‘They lacked the will to fight,’ Rep. Dusty Johnson says of Afghan forces as U.S. military leaves Afghanistan

KELOLAND.com Original

SIOUX FALLS, S.D. (KELO) — With all United States forces now evacuated from Afghanistan, the war that began 20 years ago has come to an end. Over the past two weeks, we have spoken with Senators John Thune and Mike Rounds about their thoughts on the withdrawal; now we’re hearing from Rep. Dusty Johnson with his take on the matter.

“Afghanistan has been an absolute tragedy,” Johnson said before an event where he honored veterans of the war in Vietnam with challenge coins and lapel pins. “It’s been a disaster. It has been hard to watch.”

“What all reasonable people should agree is that the way we left — the execution of the decisions — was terrible,” he said. “This was not a good handling.

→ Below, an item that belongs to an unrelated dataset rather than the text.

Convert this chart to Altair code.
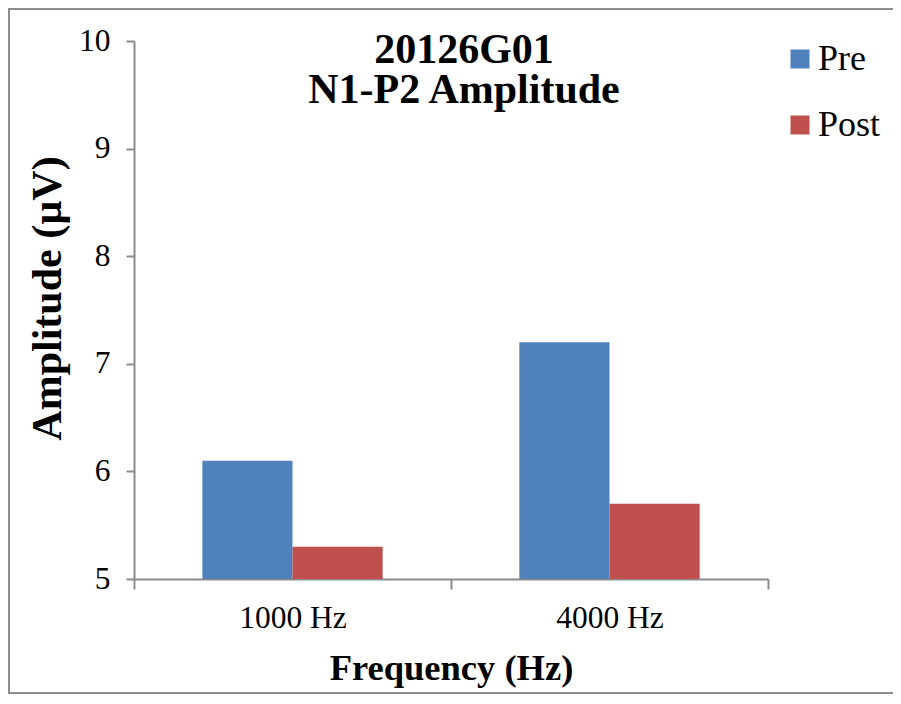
import altair as alt
import pandas as pd

categories = ["1000 Hz", "1000 Hz", "4000 Hz", "4000 Hz"]
series = ["Pre", "Post", "Pre", "Post"]
values = [6.1, 5.3, 7.2, 5.7]
y_ticks = [5, 6, 7, 8, 9, 10]
title_lines = ["20126G01", "N1-P2 Amplitude"]

df = pd.DataFrame({"freq": categories, "series": series, "amp": values})

FONT = "Liberation Serif"
GRAY = "#8c8c8c"
W, H = 634, 538

bars = alt.Chart(df).mark_bar().encode(
    x=alt.X("freq:N", title="Frequency (Hz)",
            scale=alt.Scale(paddingInner=0, paddingOuter=0),
            axis=alt.Axis(labelAngle=0, tickBand="extent", tickSize=10,
                          labelPadding=13, labelFontSize=31.5, labelFont=FONT,
                          titleFont=FONT, titleFontSize=36.5, titleFontWeight="bold",
                          titleBaseline="alphabetic", titleY=100,
                          domainColor=GRAY, domainWidth=2, tickColor=GRAY, tickWidth=2,
                          labelColor="black", titleColor="black")),
    xOffset=alt.XOffset("series:N", sort=["Pre", "Post"],
                        scale=alt.Scale(paddingInner=0, paddingOuter=0.758)),
    y=alt.Y("amp:Q", title="Amplitude (µV)",
            scale=alt.Scale(domain=[5, 10], nice=False, zero=False),
            axis=alt.Axis(values=y_ticks, tickSize=8, labelPadding=16,
                          labelFontSize=31.5, labelFont=FONT, grid=False,
                          titleFont=FONT, titleFontSize=42, titleFontWeight="bold",
                          titleAngle=270, titleBaseline="alphabetic",
                          titleX=-74, titleY=257, titleAlign="center",
                          domainColor=GRAY, domainWidth=2, tickColor=GRAY, tickWidth=2,
                          labelColor="black", titleColor="black")),
    y2=alt.datum(5),
    color=alt.Color("series:N", sort=["Pre", "Post"],
                    scale=alt.Scale(domain=["Pre", "Post"], range=["#4F81BD", "#C0504D"]),
                    legend=alt.Legend(title=None, orient="none", legendX=648, legendY=0,
                                      symbolType="square", symbolSize=361,
                                      symbolStrokeWidth=0, labelFont=FONT,
                                      labelFontSize=36, labelOffset=0, rowPadding=30,
                                      padding=0, labelColor="black")),
)

one = pd.DataFrame({"k": [0]})
frame = alt.Chart(one).mark_rect(fill=None, stroke="#8c8c8c", strokeWidth=2).encode(
    x=alt.value(-125), x2=alt.value(900), y=alt.value(-32), y2=alt.value(652))

chart = alt.layer(frame, bars).properties(
    width=W, height=H,
    title=alt.TitleParams(title_lines, font=FONT, fontSize=42, fontWeight="bold",
                          anchor="middle", dx=13, dy=104, baseline="top", lineHeight=40,
                          offset=0, color="black"),
    autosize=alt.AutoSizeParams(type="none"),
    padding={"left": 126, "top": 33, "right": 125, "bottom": 117},
).configure(background="white").configure_view(stroke=None)

chart.save("out.html", embed_options={"renderer": "svg", "actions": False})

The president mishandled this.”

Johnson says he believes reasonable people can have disagreements on what should have been done in Afghanistan. When asked if he agrees with Thune and Rounds that the U.S. should have maintained a long-term presence in Afghanistan with a small number of troops, Johnson chose to straddle the fence.

“Well I certainly understand the arguments on both sides and frankly I’m not going to criticize anybody, whether they think we should have stayed in Afghanistan or whether they are glad we have left,” he said. “It’s a really unpredictable part of the world. We’ve been there for 20-years. I think we did a lot of good, but for people who think 20-years was long enough, it’s hard to argue with that.”

You cannot buy, with trillions of dollars nor with 20 years, the will to fight.

Rep. Dusty JohnSon

When the U.S. began its withdrawal, Taliban forces swept the country, taking city after city at an alarming rate. When asked why the Afghan forces fell so swiftly, Sen. Rounds indicated that it was because the Afghans had only been trained to fight “with Americans providing a lot of the technical expertise.” Asked why, after 20 years, the Afghan forces were so reliant on U.S. forces, Johnson had this to say:

I do think the Department of Defense worked hard to build capacity within the Afghan National Security Force. Let’s be clear though; you cannot buy, with trillions of dollars nor with 20 years, the will to fight. You know, that idea that if we just would have a little bit better training in place that everything would have been alright, I think really fails to acknowledge the fact that I don’t think the Afghans wanted badly enough their own country without the Taliban in charge. They lacked the will to fight and it was heartbreaking to see that, but it was clear as day.

Rep. Dusty Johnson

On whether there was ever a clear path to victory in Afghanistan, Johnson emphasized the complexity of the conflict while holding up what he says are the positive results of U.S. involvement.

“I think Americans knew going in that this was a substantial challenge — success was not guaranteed,” he said. “The reality is we did a lot of good in Afghanistan. We killed a powerful lot of bad guys who wanted to hurt this country. We made the world safer for a generation; that is no small thing.”

Johnson also extolled what he believes are the benefits U.S. occupation brought Afghan citizens.

“We now have millions of young people in Afghanistan who understand what freedom is like. We have millions of young women who were able to benefit from schooling in a way they never could have under the Taliban,” he said. “I think we will find that, long-term, Afghanistan — their future will be stronger because of those efforts even if it didn’t end exactly how all of us wanted.”

That future is now a very uncertain one. With the Taliban in control of the country and looking like the de-facto governing force, the prospect of a potential future U.S.-Taliban relationship must be considered.

“We shouldn’t trust the Taliban at all,” he said, echoing the words of President Biden on July 8. “They need to prove to us that they can be as good as their word.”

So far, Johnson says he has not seen enough evidence of that.

In the immediate future, Johnson said the priority needs to be focused on evacuating Afghan allies of the U.S. who are still trapped in country. Beyond that, “we need to disable to the greatest extent we can the equipment that was abandoned by the Afghan National Security Forces.” Johnson said the U.S. needs to go so far as to blow up the remaining equipment.

“It is incomprehensible that as much stuff was left behind in control of the Taliban as it was. Let’s get that taken care of,” Johnson said.